Le plus important au cinéma, ce n'est pas de se contenter de divertir ou d'explorer la petite bourgeoise de l'appartement d'à coté, mais bien de faire une proposition. Rien que par cette démarche atypique et sa mise en image magistrale, le Vinyan de Fabrice du Welz est une œuvre indispensable.
Si le cinéma de genre francophone semble renaître peu à peu de ses cendres (doucement, tout doucement), il reste tout de même quelques barrières à abattre contre lesquelles de rares réalisateurs courageux se sont largement fracassés le nez. A l'instar de Fabrice du Welz sur Vinyan, véritable four lors de sa sortie en salles il y a quelques mois, uniquement parce que le cinéaste n'a pas hésité à brouiller les frontières. Après le trivial mais effroyable Calvaire, du Welz transforme donc son remake avorté des Révoltés de l'an 2000 en quête tragique autour d'un couple explorant la jungle birmane pour retrouver leur fils disparu dans le tsunami de 2004. Encore une histoire de deuil (comme Calvaire donc) où l'effet « mandale dans la troche » laisse place à une caméra plus caressante, plus langoureuse, et finalement bien plus violente.

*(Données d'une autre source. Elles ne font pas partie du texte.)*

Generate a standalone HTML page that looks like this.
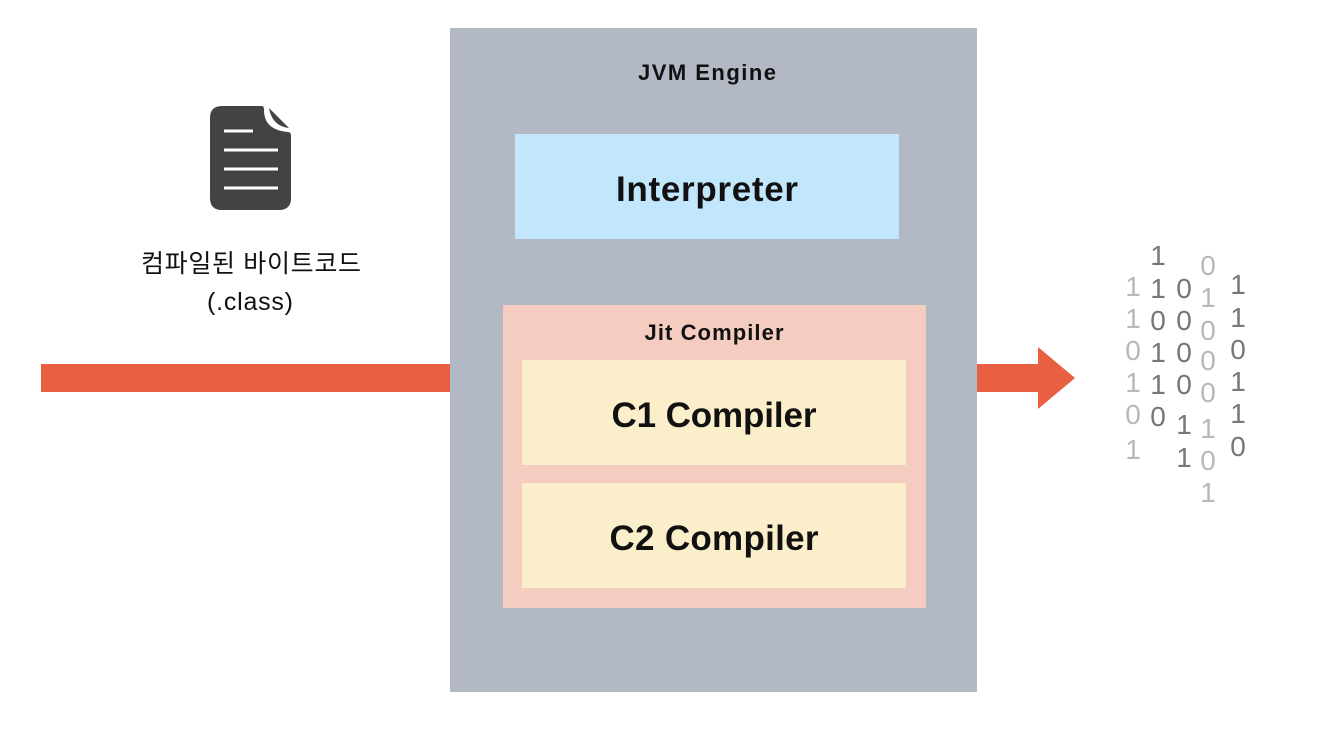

Pas d'humour ici pour respirer, juste la douleur de deux personnages dont l'amour se dissoud devant les yeux du spectateur, entre la résignation, la culpabilité, puis la haine et le rejet. Véritablement hanté par la figure de l'absence, justement, du corps de l'enfant (à l'image de Ne vous retournez pas), Vinyan est un métrage purement sensoriel où le physique de Béart, aussi sensuelle que maternelle, contamine irrémédiablement le film (figure du ventre, profusion du liquide, etc.) et où celui, plus nerveux, du père, devient pathétique et inutile.
En découle un drame tétanisant et habité qui permet au trop rare Rufus Sewell (Dark City) et à une inattendue Emmanuelle Béart de trouver leurs meilleures partitions, ou en tout cas une des plus intimes. Surtout que du Welz ne fait vraiment pas de cadeaux à ses personnages en les conduisant directement à l'abattoir. Un voyage au bout de l'Enfer sans retour possible où le fantastique et l'horreur phagocytent tranquillement le réalisme du dispositif initial, pour laisser place à un survival monstrueux digne des derniers sursauts de Cannibal Holocaust. Une métamorphose lente et insidieuse amenée par une mise en scène d'une rare subtilité, une bande sonore carrément flippante signée François-Eudes Chanfrault (Haute Tension, A l'intérieur) et un travail sur la photographie où l'on retrouve une nouvelle fois l'immense talent de Benoît Debie (Innocence, Irréversible, Enfermés dehors). Une épreuve filmique en somme, qui aurait dû prouver que l'on pouvait encore tenter un cinéma autre, éreintant. Espérons que l'accueil injustement glacial ne refroidisse pas les ambitions de Fabrice du Welz et de ses futurs producteurs.